A noção de que se trata de um golpe e de uma movimentação ilegal parece permeada entre os agentes culturais do DF. De acordo com a atriz Clarice Cardel, “esta atitude do governador Ibaneis, de passar por cima da lei de forma desrespeitosa com a cadeia produtiva cultural, mostra a sua verdadeira cara. Eu estou abalada”.
O desolamento é acompanhado de um sentimento de abandono. O músico Rênio Quintas desabafou: “Sinto como se não tivéssemos secretário de Cultura. Estou aqui há 60 anos e nunca vi uma dissintonia tão grande”. Ele diz isso porque, de todas as reuniões e assembleias, o recém-empossado secretário Adão Cândido, da Cultura, não compareceu a nenhuma - em seu lugar, manda representantes. Mas sua ausência pode estar sendo compensada pelo secretario da Fazenda, André Clemente.
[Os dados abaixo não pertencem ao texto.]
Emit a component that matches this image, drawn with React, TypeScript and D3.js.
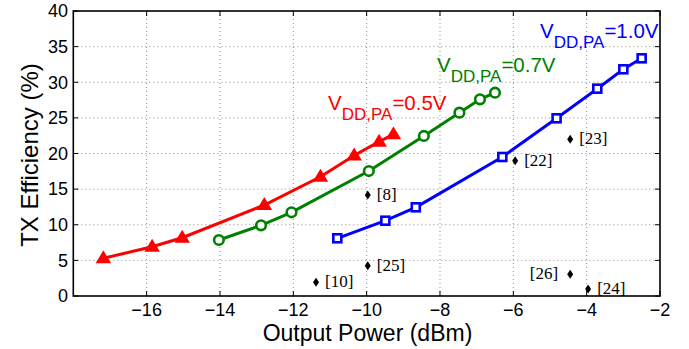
import React from 'react';
import * as d3 from 'd3';

const xTicks = [-16, -14, -12, -10, -8, -6, -4, -2];
const yTicks = [0, 5, 10, 15, 20, 25, 30, 35, 40];

const redX = [-17.18, -15.85, -15.03, -12.79, -11.26, -10.34, -9.66, -9.27];
const redY = [5.29, 6.92, 8.18, 12.77, 16.74, 19.72, 21.66, 22.69];

const greenX = [-14.03, -12.88, -12.05, -9.94, -8.44, -7.47, -6.91, -6.5];
const greenY = [7.86, 9.92, 11.75, 17.54, 22.46, 25.73, 27.6, 28.53];

const blueX = [-10.8, -9.49, -8.66, -6.3, -4.82, -3.71, -3.0, -2.5];
const blueY = [8.1, 10.57, 12.45, 19.51, 24.94, 29.1, 31.82, 33.36];

const refLabels = ['[10]', '[25]', '[8]', '[22]', '[23]', '[26]', '[24]'];
const refX = [-11.38, -9.97, -9.97, -5.95, -4.45, -4.45, -3.96];
const refY = [1.92, 4.25, 14.17, 18.99, 21.99, 3.04, 0.98];
const refLeft = [false, false, false, false, false, true, false];

const seriesLabels = ['=0.5V', '=0.7V', '=1.0V'];

const W = 689;
const H = 349;
const L = 73.3;
const R = 660;
const T = 11;
const B = 296;

export default function App() {
  const x = d3.scaleLinear().domain([-18, -2]).range([L, R]);
  const y = d3.scaleLinear().domain([0, 40]).range([B, T]);
  const line = d3
    .line<[number, number]>()
    .x((d) => x(d[0]))
    .y((d) => y(d[1]));
  const zip = (a: number[], b: number[]) => a.map((v, i) => [v, b[i]] as [number, number]);
  const red = zip(redX, redY);
  const green = zip(greenX, greenY);
  const blue = zip(blueX, blueY);
  const font = 'Liberation Sans, Arial, Helvetica, sans-serif';
  const serif = 'Liberation Serif, Times New Roman, serif';
  const tk = 5;

  const labelPos = [
    { x: 328, y: 110, color: '#ff0000' },
    { x: 437, y: 72, color: '#008000' },
    { x: 540, y: 38, color: '#0000ff' },
  ];

  return (
    <svg
      width={W}
      height={H}
      style={{ position: 'absolute', left: 0, top: 0, background: '#fff' }}
      fontFamily={font}
    >
      <rect x={0} y={0} width={W} height={H} fill="#fff" />
      {/* grid */}
      {xTicks
        .filter((t) => t !== -2)
        .map((t) => (
          <line
            key={'gx' + t}
            x1={x(t)}
            x2={x(t)}
            y1={T}
            y2={B}
            stroke="#8a8a8a"
            strokeWidth={1}
            strokeDasharray="1,3"
          />
        ))}
      {yTicks
        .filter((t) => t !== 0 && t !== 40)
        .map((t) => (
          <line
            key={'gy' + t}
            x1={L}
            x2={R}
            y1={y(t)}
            y2={y(t)}
            stroke="#8a8a8a"
            strokeWidth={1}
            strokeDasharray="1,3"
          />
        ))}
      {/* ticks */}
      {xTicks.map((t) => (
        <g key={'tx' + t}>
          <line x1={x(t)} x2={x(t)} y1={B} y2={B - tk} stroke="#000" strokeWidth={1} />
          <line x1={x(t)} x2={x(t)} y1={T} y2={T + tk} stroke="#000" strokeWidth={1} />
          <text x={x(t)} y={316} textAnchor="middle" fontSize={18} fill="#000">
            {'\u2212' + Math.abs(t)}
          </text>
        </g>
      ))}
      {yTicks.map((t) => (
        <g key={'ty' + t}>
          <line x1={L} x2={L + tk} y1={y(t)} y2={y(t)} stroke="#000" strokeWidth={1} />
          <line x1={R} x2={R - tk} y1={y(t)} y2={y(t)} stroke="#000" strokeWidth={1} />
          <text x={68} y={y(t)} dy="0.35em" textAnchor="end" fontSize={18} fill="#000">
            {t}
          </text>
        </g>
      ))}
      {/* box */}
      <rect x={L} y={T} width={R - L} height={B - T} fill="none" stroke="#000" strokeWidth={1.6} />

      {/* series */}
      <path d={line(red) || ''} fill="none" stroke="#ff0000" strokeWidth={3} />
      <path d={line(green) || ''} fill="none" stroke="#008000" strokeWidth={3} />
      <path d={line(blue) || ''} fill="none" stroke="#0000ff" strokeWidth={3} />

      {red.map((d, i) => {
        const cx = x(d[0]);
        const cy = y(d[1]);
        return (
          <path
            key={'r' + i}
            d={`M${cx},${cy - 6} L${cx + 6},${cy + 4} L${cx - 6},${cy + 4} Z`}
            fill="#ff0000"
            stroke="#ff0000"
            strokeWidth={2}
            strokeLinejoin="miter"
          />
        );
      })}
      {green.map((d, i) => (
        <circle key={'g' + i} cx={x(d[0])} cy={y(d[1])} r={4.8} fill="#fff" stroke="#008000" strokeWidth={2.6} />
      ))}
      {blue.map((d, i) => (
        <rect
          key={'b' + i}
          x={x(d[0]) - 4}
          y={y(d[1]) - 4}
          width={8}
          height={8}
          fill="#fff"
          stroke="#0000ff"
          strokeWidth={2.6}
        />
      ))}

      {/* reference points */}
      {refX.map((v, i) => {
        const cx = x(v);
        const cy = y(refY[i]);
        return (
          <g key={'ref' + i}>
            <path d={`M${cx},${cy - 4.5} L${cx + 3},${cy} L${cx},${cy + 4.5} L${cx - 3},${cy} Z`} fill="#000" />
            <text
              x={refLeft[i] ? cx - 12 : cx + 9}
              y={cy + 5}
              textAnchor={refLeft[i] ? 'end' : 'start'}
              fontSize={17}
              fontFamily={serif}
              fill="#000"
            >
              {refLabels[i]}
            </text>
          </g>
        );
      })}

      {/* series labels */}
      {labelPos.map((p, i) => (
        <text key={'sl' + i} x={p.x} y={p.y} fill={p.color} fontSize={20.5}>
          V
          <tspan dy={10} fontSize={17}>
            DD,PA
          </tspan>
          <tspan dy={-10} fontSize={20.5}>
            {seriesLabels[i]}
          </tspan>
        </text>
      ))}

      {/* axis titles */}
      <text x={367.5} y={341} textAnchor="middle" fontSize={23} fill="#000">
        Output Power (dBm)
      </text>
      <text
        transform="translate(38,155) rotate(-90)"
        textAnchor="middle"
        fontSize={24}
        fill="#000"
      >
        TX Efficiency (%)
      </text>
    </svg>
  );
}
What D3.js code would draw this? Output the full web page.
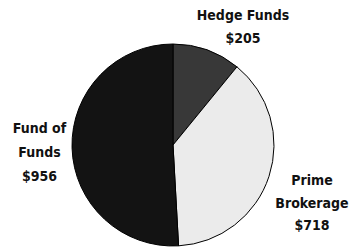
<!DOCTYPE html>
<html>
<head>
<meta charset="utf-8">
<script src="https://cdn.jsdelivr.net/npm/d3@7"></script>
<style>
  body { margin: 0; background: #fff; }
  svg { display: block; }
  text { font-family: "DejaVu Sans Condensed", "DejaVu Sans", sans-serif; font-weight: bold; font-size: 14px; fill: #111; }
</style>
</head>
<body>
<svg width="354" height="250"></svg>
<script>
// segments, clockwise from 12 o'clock
let names = ["Hedge Funds", "Prime Brokerage", "Fund of Funds"];
let amounts = [205, 718, 956];
let fills = ["#383838", "#ebebeb", "#131313"];
// label lines as drawn
let labelLines = [
  ["Hedge Funds", "$205"],
  ["Prime", "Brokerage", "$718"],
  ["Fund of", "Funds", "$956"]
];

let svg = d3.select("svg"),
  cx = 173, cy = 145, r = 101;

let pie = d3.pie().sort(null).value(d => d);
let arc = d3.arc().innerRadius(0).outerRadius(r);
let arcs = pie(amounts);

let g = svg.append("g").attr("transform", `translate(${cx},${cy})`);

g.selectAll("path")
  .data(arcs)
  .enter().append("path")
  .attr("d", arc)
  .attr("fill", (d, i) => fills[i])
  .attr("stroke", "#000")
  .attr("stroke-width", 1);

// label anchor (center x, first baseline) per slice
let labelPos = [[243, 19.5], [312, 185], [39.5, 133]];
let lineGap = [23.5, 22.5, 24];

labelLines.forEach((lines, i) => {
  let t = svg.append("text")
    .attr("text-anchor", "middle")
    .attr("x", labelPos[i][0])
    .attr("y", labelPos[i][1]);
  lines.forEach((s, j) => {
    t.append("tspan")
      .attr("x", labelPos[i][0])
      .attr("y", labelPos[i][1] + j * lineGap[i])
      .text(s);
  });
});
</script>
</body>
</html>
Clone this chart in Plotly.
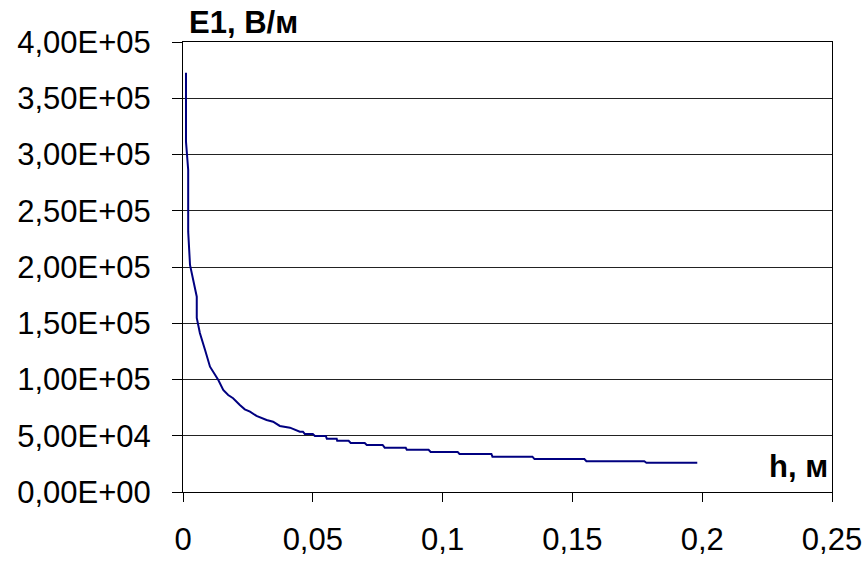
import plotly.graph_objects as go

# h, m
h_vals = [0.00115, 0.00115, 0.0020, 0.0020, 0.0027, 0.0053, 0.0053, 0.0065, 0.0085,
          0.0104, 0.0136, 0.0155, 0.0174, 0.0193, 0.0219, 0.0238, 0.0258, 0.0283,
          0.0322, 0.0347, 0.0373, 0.0412,
          0.0450, 0.0462, 0.0469, 0.0500, 0.0508, 0.0550, 0.0554, 0.0592, 0.0594, 0.0638,
          0.0646, 0.0700, 0.0708, 0.0769, 0.0777, 0.0858, 0.0862, 0.0946, 0.0954, 0.1058,
          0.1065, 0.1188, 0.1192, 0.1346, 0.1354, 0.1546, 0.1554, 0.1777, 0.1785, 0.1981]
# E1, V/m
e_vals = [372700, 311400, 286200, 231400, 201800, 173600, 154700, 141300, 126200,
          111400, 99600, 90700, 86200, 83300, 77300, 73500, 71400, 67600,
          64000, 62500, 58700, 57200,
          53600, 53600, 51600, 51600, 49800, 49800, 47400, 47400, 45600, 45600,
          43600, 43600, 41800, 41800, 39400, 39400, 37600, 37600, 35600, 35600,
          33800, 33800, 31400, 31400, 29300, 29300, 27300, 27300, 26000, 26000]

x_ticks = [0, 0.05, 0.1, 0.15, 0.2, 0.25]
x_tick_text = ["0", "0,05", "0,1", "0,15", "0,2", "0,25"]
y_ticks = [0, 50000, 100000, 150000, 200000, 250000, 300000, 350000, 400000]
y_tick_text = ["0,00E+00", "5,00E+04", "1,00E+05", "1,50E+05", "2,00E+05",
               "2,50E+05", "3,00E+05", "3,50E+05", "4,00E+05"]

FONT = "Arial, Liberation Sans, sans-serif"

fig = go.Figure()
fig.add_trace(go.Scatter(x=h_vals, y=e_vals, mode="lines",
                         line=dict(color="#000080", width=2), showlegend=False))

fig.update_layout(
    width=865, height=562,
    margin=dict(l=183, r=33, t=42, b=70, autoexpand=False),
    paper_bgcolor="white", plot_bgcolor="white",
    font=dict(family=FONT, size=31, color="black"),
    xaxis=dict(range=[0, 0.25], tickvals=x_ticks, ticktext=x_tick_text,
               showgrid=False, zeroline=False, showline=True, linecolor="black",
               linewidth=1, mirror=True, ticks="outside", ticklen=9, tickcolor="black",
               ticklabelstandoff=11, tickfont=dict(size=31), automargin=False),
    yaxis=dict(range=[0, 400000], tickvals=y_ticks, ticktext=y_tick_text,
               showgrid=True, gridcolor="#222222", gridwidth=1, zeroline=False,
               showline=True, linecolor="black", linewidth=1, mirror=True,
               ticks="outside", ticklen=10, tickcolor="black",
               ticklabelstandoff=15, tickfont=dict(size=31), automargin=False),
    annotations=[
        dict(text="<b>E1, В/м</b>", xref="paper", yref="paper", x=0.0, y=1.0,
             xshift=4, yshift=0, xanchor="left", yanchor="bottom", showarrow=False,
             font=dict(size=31, family=FONT)),
        dict(text="<b>h, м</b>", xref="paper", yref="paper", x=1.0, y=0.0,
             xshift=-2, yshift=6, xanchor="right", yanchor="bottom", showarrow=False,
             font=dict(size=31, family=FONT)),
    ],
)

fig.write_html("out.html")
Foi ele que, em reunião com artistas e produtores, prometeu se colocar à frente das discussões e garantiu que nenhuma decisão será tomada sem a consulta aos principais interessados, que são os artistas, os produtores e os técnicos da cidade.
A assembleia foi convocada pela Frente Unificada de Cultura do DF, que pôs em pauta o “cancelamento do edital de 2018”. Mesmo assim, é bom que se diga que o produtor do Porão do Rock Gustavo Sá, está otimista e acredita que será possível reverter a situação.
De qualquer jeito, o ator e diretor Humberto Pedrancini não esconde o desgosto: “Já passamos por isso antes e agora, em vez de estarmos trabalhando, ensaiando, lendo textos, estamos aqui, nos preparando para entrar na luta”. Para ele, “nosso produto é a arte, que faz o país crescer e evoluir”. Isso é a mais pura verdade no caso brasiliense: os espetáculos, shows e casa de espetáculos independentes são responsáveis pela criação de 10 mil empregos diretos. Por isso mesmo é que a atriz Kuka Escosteguy afirmou: “Ibaneis desconhece a realidade da produção cultural e da nossa economia criativa. Vai deixar muita gente sem emprego”.